B-Tree is an indexing technique most commonly used in databases and file systems where pointers to data are placed in a balance tree structure so that all references to any data can be accessed in an equal time frame. It is also a tree data structure which keeps data sorted so that searching, inserting and deleting can be done in logarithmic amortized time.
Compared to a real tree, the B-Tree has roots at the top and leaves and nodes at the bottom.
The B-Tree belongs to a group of techniques in computer science known as self-balancing search trees which attempts to automatically keep the number of levels of nodes under the root small at all times. It is the most preferred way to implement sets, associative arrays and other data structures that are used in computer programming languages, relational database management systems and low level data manipulations.
In the B-Tree, the records are stored in the leaves. This is the location where there is nothing more beyond it. The order of the tree determines the maximum number of children per node. Depth refers to the number of required disk access. A B-Tree can have up to millions and billions of records although it is not all the time that leaves necessarily contain a record but more than half certainly do.
When decision points on the tree, which are called nodes, are on the hard disk instead of on random access memory (RAM), B-Tree is the preferred technique as hard disks could work a thousand times slower compared to RAM because processes on hard disks requires mechanical parts. On RAM, processes are done purely in electronic media.

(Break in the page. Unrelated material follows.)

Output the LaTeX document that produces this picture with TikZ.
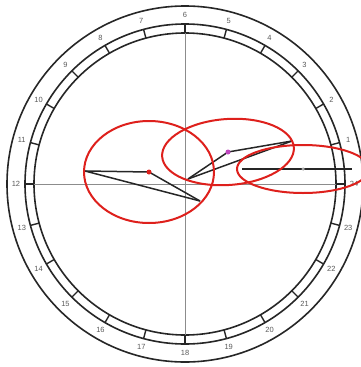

The nodes in a B-Tree can have a variable number of child nodes within a range pre-defined by the system. When a data is inserted or removed from a node, the number of child nodes also changes but the pre-defined ranged should be maintained so internal nodes may either be split or joined.
B-trees do not need frequent re-balancing as both the upper and lower bounds on the number of child nodes are typically fixed. As an example, a 2-3 B-Tree implementation has internal nodes that can only have 2 or 3 child nodes.
To keep the B-tree well balanced, all leaf nodes are required to be of the same depth. The depth only increases very slowly and infrequently.
Searching in a B-Tree structure starts from the root and traversed from top to bottom. Insertion is done by looking for a node where a new leaf or element should be. If there is still room or the maximum legal number of elements is not exceeded, insertion takes place. Otherwise, the leaf node splits into another tow nodes. Deletion in a B-Tree has two strategies. The first involves locating the item to be deleted and immediately doing the action then restructuring the tree. The second involves doing a traversing down the tree and laying out the restructure before deleting.
In a file system, a file may contain any number of B-Trees and each B-Tree must have a unique name composed of any string of characters. Each B-Tree names is saved in the file an item containing the number of the rood node of the B-Tree. Searching, inserting and deleting through the B-Tree starts from the root node.
The B-Tree was created by Rudolf Bayer and Ed McCreight. The B in the B-Tree has ambiguous meaning. Some say it stands for Bayer while others say it stands for Balanced and still there are other who consider it to stand for Boeing where both men were working for Boeing Scientific Research Labs at the time they created the B-tree.